Today, an estimated one in six Brazilians – from the poorest ranch hand to the richest movie star – practices these religions, though many also call themselves Catholic. In the northeast, a region rich in African culture, the percentage reaches 50 to 75 percent in some cities and towns.
But with the murders of boys blamed on cults practicing Macumba, many practitioners have felt unfairly victimized. In Maranhao, leaders of these religions complain their faiths are being slandered by the local press and confused with devil worship by uninformed people.
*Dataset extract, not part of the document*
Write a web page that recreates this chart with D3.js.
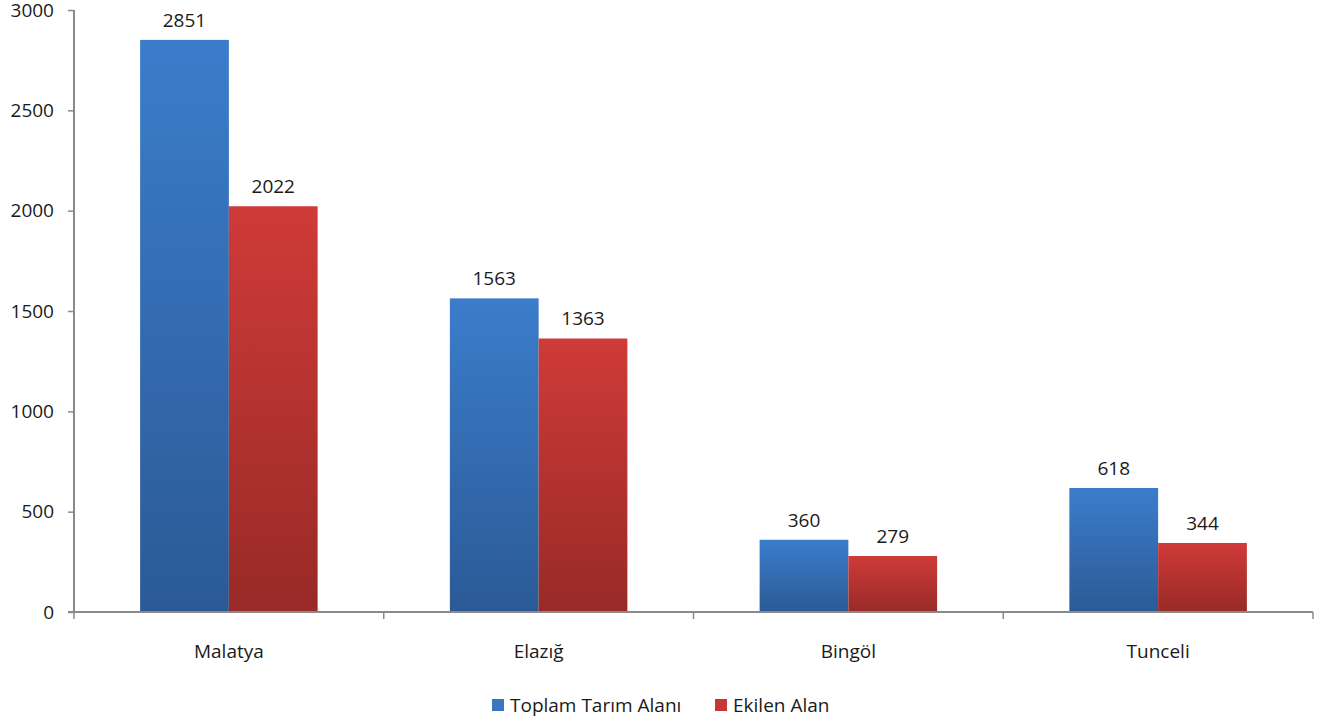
<!DOCTYPE html>
<html>
<head>
<meta charset="utf-8">
<script src="https://cdn.jsdelivr.net/npm/d3@7"></script>
<style>
  body { margin: 0; background: #fff; }
  text { font-family: "Open Sans", sans-serif; fill: #1a1a1a; }
</style>
</head>
<body>
<div id="chart-area"></div>
<script>
// data
const categories = ["Malatya", "Elazığ", "Bingöl", "Tunceli"]
const seriesNames = ["Toplam Tarım Alanı", "Ekilen Alan"]
const toplamValues = [2851, 1563, 360, 618]
const ekilenValues = [2022, 1363, 279, 344]
const yTicks = [0, 500, 1000, 1500, 2000, 2500, 3000]

const W = 1330, H = 725
const MARGIN = { LEFT: 74, RIGHT: 17, TOP: 10, BOTTOM: 113 }
const WIDTH = W - MARGIN.LEFT - MARGIN.RIGHT
const HEIGHT = H - MARGIN.TOP - MARGIN.BOTTOM
const FS = "19px"

const svg = d3.select("#chart-area").append("svg")
    .attr("width", W)
    .attr("height", H)

// gradients
const defs = svg.append("defs")
const grads = [
    { id: "gBlue", top: "#3b7dcb", bottom: "#2b5a96" },
    { id: "gRed", top: "#cf3b38", bottom: "#982a27" }
]
grads.forEach(g => {
    const lg = defs.append("linearGradient")
        .attr("id", g.id)
        .attr("x1", 0).attr("y1", 0).attr("x2", 0).attr("y2", 1)
    lg.append("stop").attr("offset", "0%").attr("stop-color", g.top)
    lg.append("stop").attr("offset", "100%").attr("stop-color", g.bottom)
})
const fills = ["url(#gBlue)", "url(#gRed)"]
const legendColors = ["#3a76c0", "#c63835"]

const g = svg.append("g")
    .attr("transform", `translate(${MARGIN.LEFT}, ${MARGIN.TOP})`)

// scales
const x0 = d3.scaleBand().domain(categories).range([0, WIDTH]).paddingInner(0).paddingOuter(0)
const x1 = d3.scaleBand().domain(seriesNames).range([0, x0.bandwidth()]).paddingInner(0).paddingOuter(0.745)
const y = d3.scaleLinear().domain([0, 3000]).range([HEIGHT, 0])

const rows = categories.map((c, i) => ({ cat: c, vals: [toplamValues[i], ekilenValues[i]] }))

// bars
const groups = g.selectAll(".grp").data(rows).enter().append("g")
    .attr("transform", d => `translate(${x0(d.cat)}, 0)`)

groups.selectAll("rect")
    .data(d => d.vals.map((v, k) => ({ name: seriesNames[k], v, k })))
    .enter().append("rect")
    .attr("x", d => x1(d.name))
    .attr("y", d => y(d.v))
    .attr("width", x1.bandwidth())
    .attr("height", d => HEIGHT - y(d.v))
    .attr("fill", d => fills[d.k])

groups.selectAll(".lbl")
    .data(d => d.vals.map((v, k) => ({ name: seriesNames[k], v, k })))
    .enter().append("text")
    .attr("class", "lbl")
    .attr("x", d => x1(d.name) + x1.bandwidth() / 2)
    .attr("y", d => y(d.v) - 13)
    .attr("text-anchor", "middle")
    .attr("font-size", FS)
    .text(d => d.v)

// y axis
const yAxis = g.append("g")
    .call(d3.axisLeft(y).tickValues(yTicks).tickFormat(d3.format("d")).tickSize(6).tickPadding(14))
yAxis.select(".domain").attr("stroke", "#8a8a8a").attr("stroke-width", 2)
    .attr("d", `M0,${HEIGHT}V0`)
yAxis.selectAll(".tick line").attr("stroke", "#8a8a8a").attr("stroke-width", 1.5)
yAxis.selectAll(".tick text").attr("font-size", FS).attr("font-family", "Open Sans, sans-serif").attr("fill", "#1a1a1a")

// x axis with ticks at category boundaries
const xAxis = g.append("g").attr("transform", `translate(0, ${HEIGHT})`)
xAxis.append("line")
    .attr("x1", -6).attr("x2", WIDTH)
    .attr("stroke", "#8a8a8a").attr("stroke-width", 2)
const bounds = categories.map(c => x0(c)).concat([WIDTH])
xAxis.selectAll(".bt").data(bounds).enter().append("line")
    .attr("x1", d => d).attr("x2", d => d)
    .attr("y1", 0).attr("y2", 7)
    .attr("stroke", "#8a8a8a").attr("stroke-width", 1.5)
xAxis.selectAll(".cl").data(categories).enter().append("text")
    .attr("x", d => x0(d) + x0.bandwidth() / 2)
    .attr("y", 46)
    .attr("text-anchor", "middle")
    .attr("font-size", FS)
    .text(d => d)

// legend
const legend = svg.append("g").attr("transform", "translate(492, 705)")
const legendX = [0, 223]
seriesNames.forEach((n, k) => {
    const lg = legend.append("g").attr("transform", `translate(${legendX[k]}, 0)`)
    lg.append("rect").attr("x", 0).attr("y", -6).attr("width", 12).attr("height", 12)
        .attr("fill", legendColors[k])
    lg.append("text").attr("x", 18).attr("y", 7)
        .attr("font-size", FS)
        .text(n)
})
</script>
</body>
</html>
Even those who openly admit to dabbling in the religions’ more occult practices say human sacrifice is a tall tale, and that the boys’ murders are likely the acts of sexual maniacs.
“The power of the dark line of my religion is strong enough to kill a man by summoning spirits, but it does not involve human violence,” said Wilson Nonato de Souza, 89, a renowned Umbanda priest in Codo whose temple has welcomed stars, politicians and, some say, even presidents. He is one of the few priests who publicly admits to using black magic.
“I don’t doubt that evil is involved,” he said. “But it is not evil of our making.”